╭─ DATA PROVIDED

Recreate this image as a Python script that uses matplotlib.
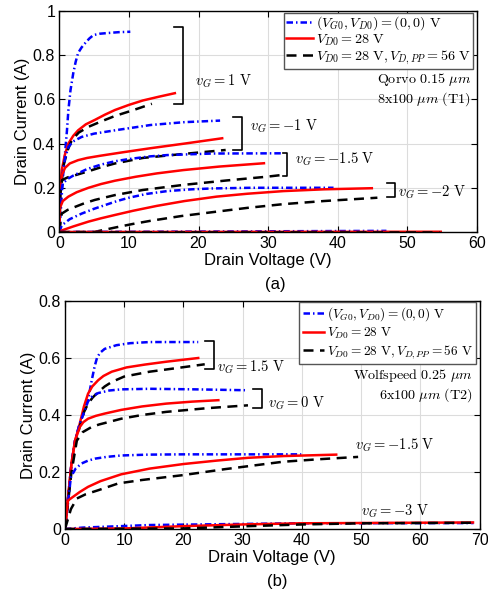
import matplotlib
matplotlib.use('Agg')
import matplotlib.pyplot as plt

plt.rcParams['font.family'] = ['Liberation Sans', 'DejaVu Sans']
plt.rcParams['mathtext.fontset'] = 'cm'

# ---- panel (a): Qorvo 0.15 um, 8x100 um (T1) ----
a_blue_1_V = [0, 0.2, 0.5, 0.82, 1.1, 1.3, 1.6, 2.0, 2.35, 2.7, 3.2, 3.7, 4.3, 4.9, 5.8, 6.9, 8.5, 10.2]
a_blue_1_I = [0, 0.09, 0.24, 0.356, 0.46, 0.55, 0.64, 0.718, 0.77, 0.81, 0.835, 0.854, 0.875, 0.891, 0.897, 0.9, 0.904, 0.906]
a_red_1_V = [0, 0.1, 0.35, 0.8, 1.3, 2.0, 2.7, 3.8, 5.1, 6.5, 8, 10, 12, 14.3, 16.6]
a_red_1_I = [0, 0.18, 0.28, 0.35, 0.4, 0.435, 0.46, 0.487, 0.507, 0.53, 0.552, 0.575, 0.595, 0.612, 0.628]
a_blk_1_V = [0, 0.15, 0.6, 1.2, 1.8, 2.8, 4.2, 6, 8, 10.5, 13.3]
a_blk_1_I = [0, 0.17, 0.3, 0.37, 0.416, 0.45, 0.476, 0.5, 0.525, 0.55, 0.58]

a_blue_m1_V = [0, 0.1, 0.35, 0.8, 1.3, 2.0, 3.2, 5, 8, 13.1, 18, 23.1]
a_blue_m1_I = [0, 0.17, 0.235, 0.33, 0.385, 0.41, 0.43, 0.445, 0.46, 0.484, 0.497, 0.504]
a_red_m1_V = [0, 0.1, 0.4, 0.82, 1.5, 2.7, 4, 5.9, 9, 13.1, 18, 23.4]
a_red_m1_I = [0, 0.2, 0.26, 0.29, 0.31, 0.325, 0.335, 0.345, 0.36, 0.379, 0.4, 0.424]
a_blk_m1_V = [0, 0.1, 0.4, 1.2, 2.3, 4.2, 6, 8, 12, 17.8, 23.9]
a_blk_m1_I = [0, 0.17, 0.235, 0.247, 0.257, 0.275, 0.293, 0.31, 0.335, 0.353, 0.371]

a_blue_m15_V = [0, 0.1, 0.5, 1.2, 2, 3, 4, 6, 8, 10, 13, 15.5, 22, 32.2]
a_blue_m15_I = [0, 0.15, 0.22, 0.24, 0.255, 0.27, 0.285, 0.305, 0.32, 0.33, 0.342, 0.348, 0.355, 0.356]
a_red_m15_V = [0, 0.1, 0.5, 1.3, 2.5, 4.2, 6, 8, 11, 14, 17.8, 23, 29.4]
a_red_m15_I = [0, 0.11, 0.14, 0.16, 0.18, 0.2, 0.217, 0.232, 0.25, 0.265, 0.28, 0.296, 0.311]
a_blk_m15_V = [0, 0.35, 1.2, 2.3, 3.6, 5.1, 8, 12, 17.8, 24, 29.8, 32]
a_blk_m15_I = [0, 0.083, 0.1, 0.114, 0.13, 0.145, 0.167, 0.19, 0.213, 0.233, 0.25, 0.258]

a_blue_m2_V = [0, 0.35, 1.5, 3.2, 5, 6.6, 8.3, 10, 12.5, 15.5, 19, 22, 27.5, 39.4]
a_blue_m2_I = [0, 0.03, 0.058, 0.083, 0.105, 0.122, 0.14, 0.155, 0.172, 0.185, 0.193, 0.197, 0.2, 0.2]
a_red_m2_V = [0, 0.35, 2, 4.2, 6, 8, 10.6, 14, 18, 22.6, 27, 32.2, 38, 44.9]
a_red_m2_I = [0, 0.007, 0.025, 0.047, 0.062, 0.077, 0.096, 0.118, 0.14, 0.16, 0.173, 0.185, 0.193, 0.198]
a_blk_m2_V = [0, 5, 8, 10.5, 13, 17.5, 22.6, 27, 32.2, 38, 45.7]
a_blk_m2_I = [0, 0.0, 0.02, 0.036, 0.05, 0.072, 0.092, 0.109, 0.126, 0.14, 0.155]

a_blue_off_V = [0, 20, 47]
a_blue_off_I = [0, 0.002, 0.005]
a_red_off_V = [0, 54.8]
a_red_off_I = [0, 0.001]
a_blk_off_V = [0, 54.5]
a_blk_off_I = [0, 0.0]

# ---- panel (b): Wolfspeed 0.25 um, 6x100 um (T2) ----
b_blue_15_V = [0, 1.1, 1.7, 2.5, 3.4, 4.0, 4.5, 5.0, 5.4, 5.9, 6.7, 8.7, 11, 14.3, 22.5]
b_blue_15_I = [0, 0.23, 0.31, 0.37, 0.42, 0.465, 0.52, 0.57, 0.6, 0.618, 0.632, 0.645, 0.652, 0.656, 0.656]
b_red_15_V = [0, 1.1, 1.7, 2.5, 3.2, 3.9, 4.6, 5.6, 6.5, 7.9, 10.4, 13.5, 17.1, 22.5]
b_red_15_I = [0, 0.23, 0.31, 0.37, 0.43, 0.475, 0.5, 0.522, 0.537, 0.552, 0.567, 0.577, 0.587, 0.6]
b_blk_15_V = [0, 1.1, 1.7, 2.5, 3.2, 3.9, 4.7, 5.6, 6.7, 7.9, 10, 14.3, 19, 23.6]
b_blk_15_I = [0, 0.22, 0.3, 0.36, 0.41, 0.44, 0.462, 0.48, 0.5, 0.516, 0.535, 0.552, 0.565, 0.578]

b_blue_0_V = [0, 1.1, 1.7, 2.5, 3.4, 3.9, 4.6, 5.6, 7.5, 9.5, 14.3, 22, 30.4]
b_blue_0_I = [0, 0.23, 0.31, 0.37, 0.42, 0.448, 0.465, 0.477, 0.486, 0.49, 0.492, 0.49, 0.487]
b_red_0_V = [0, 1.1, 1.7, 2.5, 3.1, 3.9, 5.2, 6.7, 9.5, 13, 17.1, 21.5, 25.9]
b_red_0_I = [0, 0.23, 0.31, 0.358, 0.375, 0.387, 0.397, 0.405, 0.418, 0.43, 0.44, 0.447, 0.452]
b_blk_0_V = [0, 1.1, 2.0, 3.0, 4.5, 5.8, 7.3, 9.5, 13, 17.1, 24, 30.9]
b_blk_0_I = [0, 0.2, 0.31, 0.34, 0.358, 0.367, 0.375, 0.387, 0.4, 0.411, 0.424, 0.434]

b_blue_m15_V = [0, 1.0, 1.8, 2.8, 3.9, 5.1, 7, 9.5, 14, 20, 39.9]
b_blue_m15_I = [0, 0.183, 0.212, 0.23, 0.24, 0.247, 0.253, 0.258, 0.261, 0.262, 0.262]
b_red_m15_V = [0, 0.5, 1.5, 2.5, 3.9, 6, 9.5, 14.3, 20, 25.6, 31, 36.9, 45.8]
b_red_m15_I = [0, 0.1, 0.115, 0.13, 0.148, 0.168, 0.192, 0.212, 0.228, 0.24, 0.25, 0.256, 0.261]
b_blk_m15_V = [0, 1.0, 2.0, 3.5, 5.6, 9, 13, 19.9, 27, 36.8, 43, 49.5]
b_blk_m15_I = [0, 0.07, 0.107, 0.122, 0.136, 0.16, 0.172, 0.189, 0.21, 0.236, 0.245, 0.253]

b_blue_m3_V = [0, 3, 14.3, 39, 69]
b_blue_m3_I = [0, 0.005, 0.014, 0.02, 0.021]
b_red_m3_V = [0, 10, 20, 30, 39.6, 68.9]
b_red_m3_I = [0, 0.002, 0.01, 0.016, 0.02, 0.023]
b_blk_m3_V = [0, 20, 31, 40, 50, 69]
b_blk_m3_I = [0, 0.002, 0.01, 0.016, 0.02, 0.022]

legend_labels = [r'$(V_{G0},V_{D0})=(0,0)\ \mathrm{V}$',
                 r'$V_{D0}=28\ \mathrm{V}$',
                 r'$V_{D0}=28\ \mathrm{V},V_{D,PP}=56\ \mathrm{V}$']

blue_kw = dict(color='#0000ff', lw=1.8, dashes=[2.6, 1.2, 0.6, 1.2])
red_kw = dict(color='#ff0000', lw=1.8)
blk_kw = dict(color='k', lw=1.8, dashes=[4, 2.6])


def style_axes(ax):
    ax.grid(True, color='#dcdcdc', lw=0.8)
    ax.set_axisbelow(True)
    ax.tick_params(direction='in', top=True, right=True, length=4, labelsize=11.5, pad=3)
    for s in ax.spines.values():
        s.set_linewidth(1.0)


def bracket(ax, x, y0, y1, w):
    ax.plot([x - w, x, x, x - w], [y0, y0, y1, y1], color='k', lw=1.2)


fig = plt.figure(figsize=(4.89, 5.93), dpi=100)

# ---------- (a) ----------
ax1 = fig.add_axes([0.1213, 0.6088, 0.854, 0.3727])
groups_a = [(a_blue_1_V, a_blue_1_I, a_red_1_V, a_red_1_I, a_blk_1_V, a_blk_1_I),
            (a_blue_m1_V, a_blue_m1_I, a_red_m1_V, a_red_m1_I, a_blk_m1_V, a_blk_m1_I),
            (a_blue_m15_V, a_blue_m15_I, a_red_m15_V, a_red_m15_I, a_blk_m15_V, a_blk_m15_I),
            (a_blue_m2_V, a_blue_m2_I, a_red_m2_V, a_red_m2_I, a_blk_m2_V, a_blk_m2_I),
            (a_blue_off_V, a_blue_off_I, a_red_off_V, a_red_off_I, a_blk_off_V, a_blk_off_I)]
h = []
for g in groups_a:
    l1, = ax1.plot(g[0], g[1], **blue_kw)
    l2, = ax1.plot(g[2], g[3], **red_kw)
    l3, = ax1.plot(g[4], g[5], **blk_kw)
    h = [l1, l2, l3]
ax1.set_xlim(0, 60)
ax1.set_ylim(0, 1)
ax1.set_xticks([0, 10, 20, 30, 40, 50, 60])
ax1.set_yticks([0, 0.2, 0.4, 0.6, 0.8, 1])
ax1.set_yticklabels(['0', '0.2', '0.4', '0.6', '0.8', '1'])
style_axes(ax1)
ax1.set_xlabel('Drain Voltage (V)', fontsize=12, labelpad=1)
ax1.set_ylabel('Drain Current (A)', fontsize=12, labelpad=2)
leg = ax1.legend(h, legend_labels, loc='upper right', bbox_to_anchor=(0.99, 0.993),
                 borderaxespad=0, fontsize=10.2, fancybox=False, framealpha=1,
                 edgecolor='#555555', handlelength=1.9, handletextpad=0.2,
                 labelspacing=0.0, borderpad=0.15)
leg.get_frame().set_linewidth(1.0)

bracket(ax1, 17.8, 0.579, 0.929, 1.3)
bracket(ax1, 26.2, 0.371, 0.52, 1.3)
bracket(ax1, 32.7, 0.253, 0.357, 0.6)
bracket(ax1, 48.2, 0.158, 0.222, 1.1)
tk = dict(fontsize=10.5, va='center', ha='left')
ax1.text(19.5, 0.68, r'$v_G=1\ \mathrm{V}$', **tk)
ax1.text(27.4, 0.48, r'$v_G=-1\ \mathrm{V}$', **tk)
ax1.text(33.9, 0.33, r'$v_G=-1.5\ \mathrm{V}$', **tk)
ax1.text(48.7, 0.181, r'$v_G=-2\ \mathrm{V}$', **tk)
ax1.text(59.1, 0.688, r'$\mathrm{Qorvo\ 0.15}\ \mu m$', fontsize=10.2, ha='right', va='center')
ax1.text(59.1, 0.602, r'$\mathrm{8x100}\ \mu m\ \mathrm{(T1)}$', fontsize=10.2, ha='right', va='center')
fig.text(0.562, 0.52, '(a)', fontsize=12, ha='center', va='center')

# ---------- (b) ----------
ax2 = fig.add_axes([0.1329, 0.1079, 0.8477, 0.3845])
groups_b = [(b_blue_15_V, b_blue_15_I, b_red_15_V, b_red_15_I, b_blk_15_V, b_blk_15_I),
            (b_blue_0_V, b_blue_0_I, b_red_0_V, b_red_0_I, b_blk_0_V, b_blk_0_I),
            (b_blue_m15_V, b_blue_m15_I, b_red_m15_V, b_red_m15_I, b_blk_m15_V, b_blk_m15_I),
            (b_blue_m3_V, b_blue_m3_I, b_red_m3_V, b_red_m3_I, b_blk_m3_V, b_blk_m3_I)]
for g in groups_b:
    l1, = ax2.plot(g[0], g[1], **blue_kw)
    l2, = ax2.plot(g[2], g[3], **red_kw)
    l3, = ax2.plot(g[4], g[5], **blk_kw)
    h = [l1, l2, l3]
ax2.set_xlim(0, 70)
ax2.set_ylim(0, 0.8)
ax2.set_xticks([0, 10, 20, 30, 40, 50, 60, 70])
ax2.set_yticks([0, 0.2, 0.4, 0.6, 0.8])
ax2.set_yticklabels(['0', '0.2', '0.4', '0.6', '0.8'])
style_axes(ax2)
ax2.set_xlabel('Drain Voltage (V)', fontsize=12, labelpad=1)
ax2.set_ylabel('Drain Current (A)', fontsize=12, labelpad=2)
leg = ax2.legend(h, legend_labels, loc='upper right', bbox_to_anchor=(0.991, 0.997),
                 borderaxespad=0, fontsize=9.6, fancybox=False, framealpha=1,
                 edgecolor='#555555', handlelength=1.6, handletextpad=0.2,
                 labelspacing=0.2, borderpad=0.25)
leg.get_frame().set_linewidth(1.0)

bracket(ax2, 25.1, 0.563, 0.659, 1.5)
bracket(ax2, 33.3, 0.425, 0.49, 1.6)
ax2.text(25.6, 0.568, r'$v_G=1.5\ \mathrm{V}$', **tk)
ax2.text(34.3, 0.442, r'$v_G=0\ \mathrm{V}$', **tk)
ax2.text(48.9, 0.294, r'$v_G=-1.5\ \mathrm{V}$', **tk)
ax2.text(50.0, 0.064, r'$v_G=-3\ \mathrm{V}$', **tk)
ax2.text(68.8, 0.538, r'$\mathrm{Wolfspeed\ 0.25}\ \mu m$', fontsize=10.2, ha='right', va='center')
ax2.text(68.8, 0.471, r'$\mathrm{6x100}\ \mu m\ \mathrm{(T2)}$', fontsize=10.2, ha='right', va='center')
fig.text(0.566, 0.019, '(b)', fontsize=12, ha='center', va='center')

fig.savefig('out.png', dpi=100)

╰─
╭─ DATA PROVIDED

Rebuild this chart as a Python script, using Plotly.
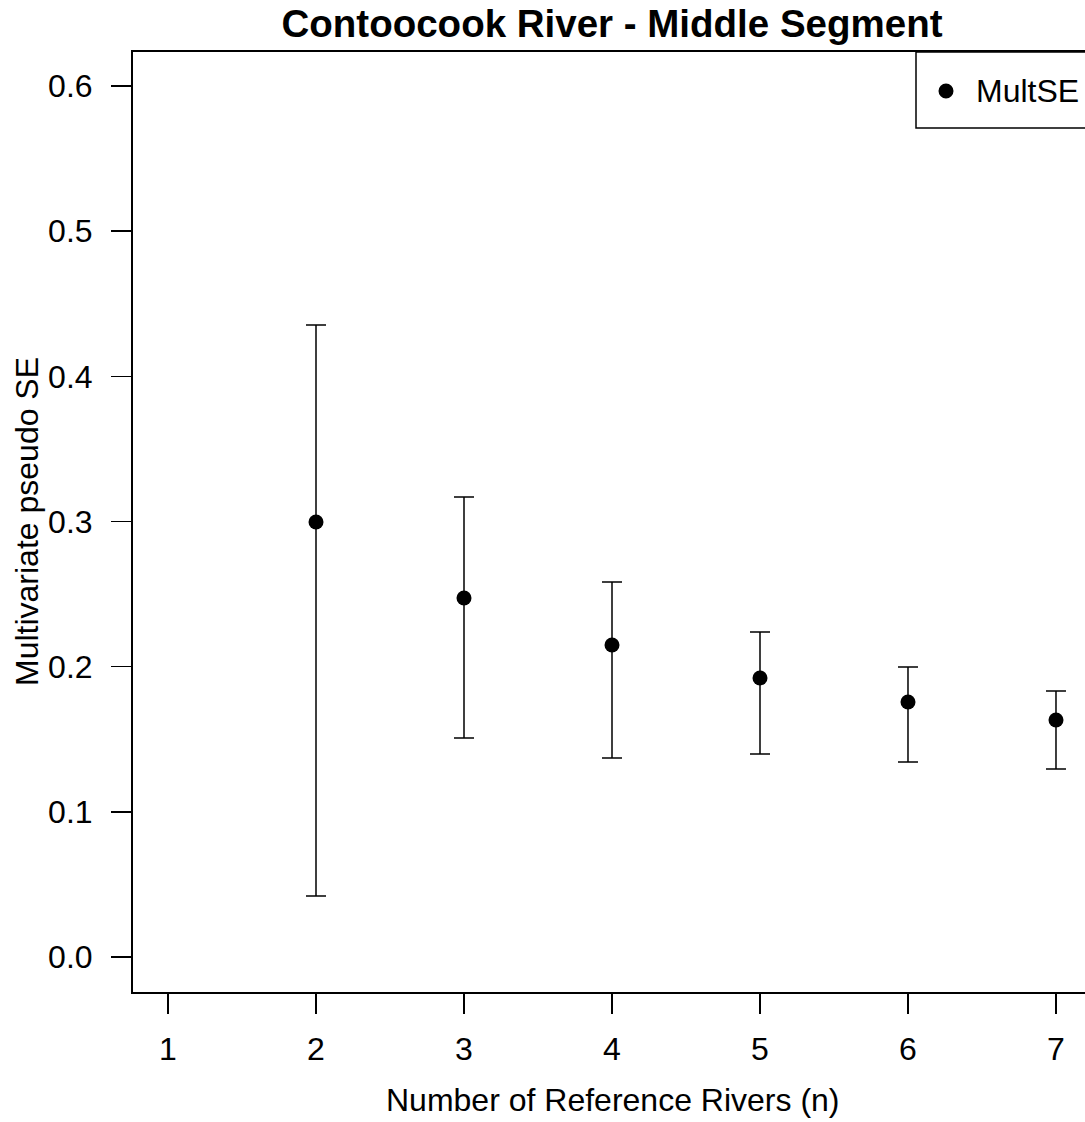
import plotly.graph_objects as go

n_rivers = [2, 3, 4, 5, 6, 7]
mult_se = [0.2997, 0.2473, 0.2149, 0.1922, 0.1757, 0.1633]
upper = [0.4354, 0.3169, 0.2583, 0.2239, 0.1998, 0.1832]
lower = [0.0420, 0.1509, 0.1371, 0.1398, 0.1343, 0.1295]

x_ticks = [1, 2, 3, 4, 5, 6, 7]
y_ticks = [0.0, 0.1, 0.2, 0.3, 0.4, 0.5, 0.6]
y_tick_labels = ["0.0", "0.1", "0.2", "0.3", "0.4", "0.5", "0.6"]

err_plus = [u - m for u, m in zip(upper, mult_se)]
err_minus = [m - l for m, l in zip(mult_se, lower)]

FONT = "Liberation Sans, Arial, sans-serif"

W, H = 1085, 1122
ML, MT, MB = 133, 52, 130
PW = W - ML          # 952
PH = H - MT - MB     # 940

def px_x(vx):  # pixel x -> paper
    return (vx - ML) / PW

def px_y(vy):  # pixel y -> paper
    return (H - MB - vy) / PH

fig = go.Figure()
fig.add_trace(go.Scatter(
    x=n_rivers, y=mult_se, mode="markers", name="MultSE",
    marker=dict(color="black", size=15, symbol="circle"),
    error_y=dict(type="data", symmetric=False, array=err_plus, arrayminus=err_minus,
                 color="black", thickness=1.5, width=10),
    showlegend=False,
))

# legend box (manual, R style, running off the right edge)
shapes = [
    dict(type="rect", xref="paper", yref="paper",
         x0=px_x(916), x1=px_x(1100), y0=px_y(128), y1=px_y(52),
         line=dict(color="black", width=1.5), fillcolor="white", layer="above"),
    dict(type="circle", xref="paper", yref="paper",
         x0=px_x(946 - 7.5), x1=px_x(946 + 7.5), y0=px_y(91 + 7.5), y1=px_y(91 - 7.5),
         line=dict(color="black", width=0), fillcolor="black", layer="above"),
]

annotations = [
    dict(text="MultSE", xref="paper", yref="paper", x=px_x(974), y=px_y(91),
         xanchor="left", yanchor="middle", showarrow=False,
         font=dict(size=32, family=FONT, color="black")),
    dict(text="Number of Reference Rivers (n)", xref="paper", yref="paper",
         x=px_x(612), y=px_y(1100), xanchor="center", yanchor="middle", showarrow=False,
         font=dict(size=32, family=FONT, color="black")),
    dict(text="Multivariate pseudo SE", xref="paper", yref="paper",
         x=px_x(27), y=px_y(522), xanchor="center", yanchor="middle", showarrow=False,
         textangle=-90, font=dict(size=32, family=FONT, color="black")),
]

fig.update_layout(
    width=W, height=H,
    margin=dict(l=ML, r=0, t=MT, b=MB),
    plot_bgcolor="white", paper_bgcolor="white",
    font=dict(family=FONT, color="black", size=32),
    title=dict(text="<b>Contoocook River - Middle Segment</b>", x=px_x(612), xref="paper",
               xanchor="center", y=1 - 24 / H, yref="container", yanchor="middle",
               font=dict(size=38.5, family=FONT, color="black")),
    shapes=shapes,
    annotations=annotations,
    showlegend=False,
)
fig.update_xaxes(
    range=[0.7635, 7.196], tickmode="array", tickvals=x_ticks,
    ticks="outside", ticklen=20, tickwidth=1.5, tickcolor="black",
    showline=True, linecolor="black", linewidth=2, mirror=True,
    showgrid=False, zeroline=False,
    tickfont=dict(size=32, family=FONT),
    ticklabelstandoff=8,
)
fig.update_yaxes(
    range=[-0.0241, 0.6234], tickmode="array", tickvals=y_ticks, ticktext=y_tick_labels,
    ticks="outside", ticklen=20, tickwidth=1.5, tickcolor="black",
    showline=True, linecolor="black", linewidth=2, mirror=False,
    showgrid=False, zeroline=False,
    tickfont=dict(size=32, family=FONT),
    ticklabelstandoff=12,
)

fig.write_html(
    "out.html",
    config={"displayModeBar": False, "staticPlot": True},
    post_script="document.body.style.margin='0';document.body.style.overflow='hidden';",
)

╰─

SET TASK: Among the entries above, locate the line with "Rebuild this chart" and the line with "lower = [0.0420, 0.1509, 0.1371, 0.1398, 0.1343, 0.1295]". Give those two lines and all lines between them again, exactly, leaving out the pictures.

FINISHED TASK:
Rebuild this chart as a Python script, using Plotly.
import plotly.graph_objects as go

n_rivers = [2, 3, 4, 5, 6, 7]
mult_se = [0.2997, 0.2473, 0.2149, 0.1922, 0.1757, 0.1633]
upper = [0.4354, 0.3169, 0.2583, 0.2239, 0.1998, 0.1832]
lower = [0.0420, 0.1509, 0.1371, 0.1398, 0.1343, 0.1295]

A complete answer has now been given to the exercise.